Throughout the room, attendees seemed to prefer the idea of grade-level schools, pointing out that Wayland schools aren't "neighborhood schools" anyway, especially when it comes to Claypit Hill.

Grade-level schools allow teachers to share resources and experiences in a unique way, which has been a positive outcome of all kindergarten classes being housed at Loker.

Still, Stein pointed out, "When you do grade-level schools, you’re evenly dividing the kids, but we don’t have equal size schools.”

Several attendees said that whatever decision is ultimately made, as long as it's thoughtfully planned, children will likely adjust.

“In my experience, children bloom where they are planted," said Heather Foust-Cummings.

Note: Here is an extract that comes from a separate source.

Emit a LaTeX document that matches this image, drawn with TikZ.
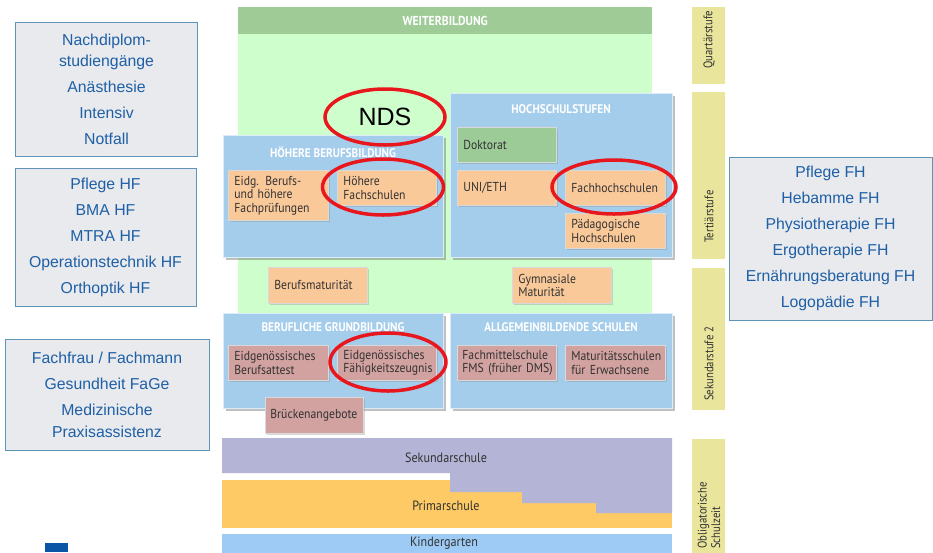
\documentclass[tikz,border=0pt]{standalone}
\usepackage{fontspec}
\setmainfont{Liberation Sans}
\newfontfamily\cond[FakeStretch=0.9]{PT Sans}
\newfontfamily\stagef[FakeStretch=0.86]{PT Sans}
\usetikzlibrary{shadows,shapes.geometric}
\definecolor{whead}{RGB}{158,203,150}
\definecolor{wbody}{RGB}{206,254,204}
\definecolor{panelc}{RGB}{164,204,235}
\definecolor{orangec}{RGB}{250,201,154}
\definecolor{pinkc}{RGB}{210,162,160}
\definecolor{dokc}{RGB}{157,203,152}
\definecolor{purplec}{RGB}{180,180,214}
\definecolor{yellowc}{RGB}{253,202,102}
\definecolor{kinderc}{RGB}{158,203,245}
\definecolor{stagec}{RGB}{233,229,156}
\definecolor{lgray}{RGB}{232,234,237}
\definecolor{lborder}{RGB}{94,148,181}
\definecolor{tblue}{RGB}{30,95,166}
\definecolor{ringred}{RGB}{232,23,30}
\definecolor{textdark}{RGB}{50,50,50}
\definecolor{logoblue}{RGB}{10,85,165}
\begin{document}
\begin{tikzpicture}[x=1pt,y=-1pt,
  panel/.style={fill=panelc, draw=white!60!panelc, line width=0.8pt, anchor=north west,
    drop shadow={shadow xshift=3pt, shadow yshift=-3pt, opacity=0.35, fill=black!70}},
  ptitle/.style={text=white, font=\cond\bfseries\fontsize{12.5}{14}\selectfont, inner sep=0pt},
  cbox/.style={draw=white!70!gray, line width=0.8pt, anchor=north west, align=left,
    inner xsep=6pt, inner ysep=2pt, text=textdark,
    font=\cond\fontsize{13}{13.5}\selectfont,
    drop shadow={shadow xshift=1.5pt, shadow yshift=-1.5pt, opacity=0.3}},
  obox/.style={cbox, fill=orangec},
  pbox/.style={cbox, fill=pinkc},
  gbox/.style={cbox, fill=dokc},
  leftbox/.style={fill=lgray, draw=lborder, line width=1pt, text=tblue, align=center,
    inner sep=0pt, font=\fontsize{15.8}{26}\selectfont},
  stagebox/.style={fill=stagec, anchor=north west, inner sep=0pt, minimum width=33pt},
  stagetext/.style={rotate=90, anchor=west, align=left, inner sep=0pt, text=textdark,
    font=\stagef\fontsize{12.5}{13.5}\selectfont},
  ring/.style={draw=ringred, line width=3.5pt, ellipse, inner sep=0pt},
  bandtext/.style={text=textdark, font=\cond\fontsize{13.5}{14}\selectfont, inner sep=0pt}
]
\clip (0,0) rectangle (933,552);
\fill[white] (0,0) rectangle (933,552);

% Weiterbildung
\fill[wbody] (238,34) rectangle (652,313);
\node[fill=whead, anchor=north west, minimum width=414pt, minimum height=27pt, inner sep=0pt,
  text=white, font=\cond\bfseries\fontsize{13}{14}\selectfont] (weiter) at (238,7) {WEITERBILDUNG};

% Panels
\node[panel, minimum width=220pt, minimum height=122pt] (hbb) at (223,135) {};
\node[ptitle] (hbbT) at (333,152) {HÖHERE BERUFSBILDUNG};
\node[panel, minimum width=222pt, minimum height=164pt] (hs) at (450,93) {};
\node[ptitle] (hsT) at (561,109) {HOCHSCHULSTUFEN};
\node[panel, minimum width=220pt, minimum height=95pt] (bg) at (223,313) {};
\node[ptitle] (bgT) at (333,327) {BERUFLICHE GRUNDBILDUNG};
\node[panel, minimum width=222pt, minimum height=95pt] (as) at (450,313) {};
\node[ptitle] (asT) at (561,327) {ALLGEMEINBILDENDE SCHULEN};

% Boxes
\node[gbox, text width=87pt, minimum width=99pt, minimum height=35pt] (dok) at (457,127) {Doktorat};
\node[obox, text width=87pt, minimum width=99pt, minimum height=35pt] (uni) at (457,170) {UNI/ETH};
\node[obox, text width=88pt, minimum width=100pt, minimum height=35pt] (fh) at (565,170) {Fachhochschulen};
\node[obox, text width=88pt, minimum width=100pt, minimum height=35pt] (ph) at (565,213) {Pädagogische\\Hochschulen};
\node[obox, text width=88pt, minimum width=100pt, minimum height=50pt] (eidg) at (228,170) {Eidg. Berufs-\\und höhere\\Fachprüfungen};
\node[obox, text width=87pt, minimum width=99pt, minimum height=35pt] (hf) at (337,170) {Höhere\\Fachschulen};
\node[obox, text width=87pt, minimum width=99pt, minimum height=36pt] (bm) at (268,267) {Berufsmaturität};
\node[obox, text width=87pt, minimum width=99pt, minimum height=36pt] (gm) at (512,267) {Gymnasiale\\Maturität};
\node[pbox, text width=88pt, minimum width=100pt, minimum height=35pt] (eba) at (228,345) {Eidgenössisches\\Berufsattest};
\node[pbox, text width=87pt, minimum width=99pt, minimum height=35pt] (efz) at (337,345) {Eidgenössisches\\Fähigkeitszeugnis};
\node[pbox, text width=89pt, minimum width=99pt, minimum height=35pt, inner xsep=5pt] (fms) at (457,345) {Fachmittelschule\\\mbox{FMS (früher DMS)}};
\node[pbox, text width=88pt, minimum width=100pt, minimum height=35pt] (mse) at (565,345) {Maturitätsschulen\\für Erwachsene};
\node[pbox, text width=88pt, minimum width=98pt, minimum height=36pt, inner xsep=5pt] (bra) at (265,397) {Brückenangebote};

% Obligatory school bands
\fill[yellowc] (222,480) rectangle (672,528);
\fill[purplec] (222,438) -- (672,438) -- (672,513) -- (596,513) -- (596,503) -- (522,503)
  -- (522,492) -- (450,492) -- (450,473) -- (222,473) -- cycle;
\fill[kinderc] (222,534) rectangle (672,560);
\node[bandtext] (sek) at (446,458) {Sekundarschule};
\node[bandtext] (prim) at (446,506) {Primarschule};
\node[bandtext] (kind) at (444,543.5) {Kindergarten};

% Stage labels
\node[stagebox, minimum height=77pt] (qs) at (692,7) {};
\node[stagetext] (qsT) at (709,69) {Quartärstufe};
\node[stagebox, minimum height=167pt] (ts) at (692,92) {};
\node[stagetext] (tsT) at (709,243) {Tertiärstufe};
\node[stagebox, minimum height=142pt] (ss) at (692,268) {};
\node[stagetext] (ssT) at (709,401) {Sekundarstufe 2};
\node[stagebox, minimum height=121pt] (os) at (692,439) {};
\node[stagetext] (osT) at (709,549) {Obligatorische\\Schulzeit};

% Left and right info boxes
\node[leftbox, minimum width=182pt, minimum height=134pt] (lb1) at (106.5,89)
  {Nachdiplom-\\[-5pt]studiengänge\\Anästhesie\\Intensiv\\Notfall};
\node[leftbox, minimum width=181pt, minimum height=138pt] (lb2) at (105.5,237)
  {Pflege HF\\BMA HF\\MTRA HF\\Operationstechnik HF\\Orthoptik HF};
\node[leftbox, minimum width=204pt, minimum height=111pt] (lb3) at (107,394.5)
  {Fachfrau / Fachmann\\Gesundheit FaGe\\Medizinische\\[-4pt]Praxisassistenz};
\node[leftbox, minimum width=203pt, minimum height=163pt] (rb) at (830.5,238.5)
  {Pflege FH\\Hebamme FH\\Physiotherapie FH\\Ergotherapie FH\\Ernährungsberatung FH\\Logopädie FH};

% Red rings
\node[ring, minimum width=120pt, minimum height=56pt, font=\fontsize{25}{28}\selectfont] (nds) at (385,117) {NDS};
\node[ring, minimum width=121pt, minimum height=56pt] (hfring) at (383,187) {};
\node[ring, minimum width=124pt, minimum height=54pt] (fhring) at (614,187) {};
\node[ring, minimum width=116pt, minimum height=58pt] (efzring) at (388,362) {};

% Logo fragment
\fill[logoblue] (45,543) rectangle (68,552);
\end{tikzpicture}
\end{document}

Whatever the decision, attendees asked that an emphasis be placed on Wayland's overall vision for its children.

"In a process like this, there’s sometimes a tendency for people to look at situations like this and say, ‘What’s best for me,’” said Dex Chadsey, a longtime teacher at Claypit Hill. "I would hope that the community would look and say, ‘What’s best for this community and how can we come together as a community?’”

Stein said he expects future public hearings to take place.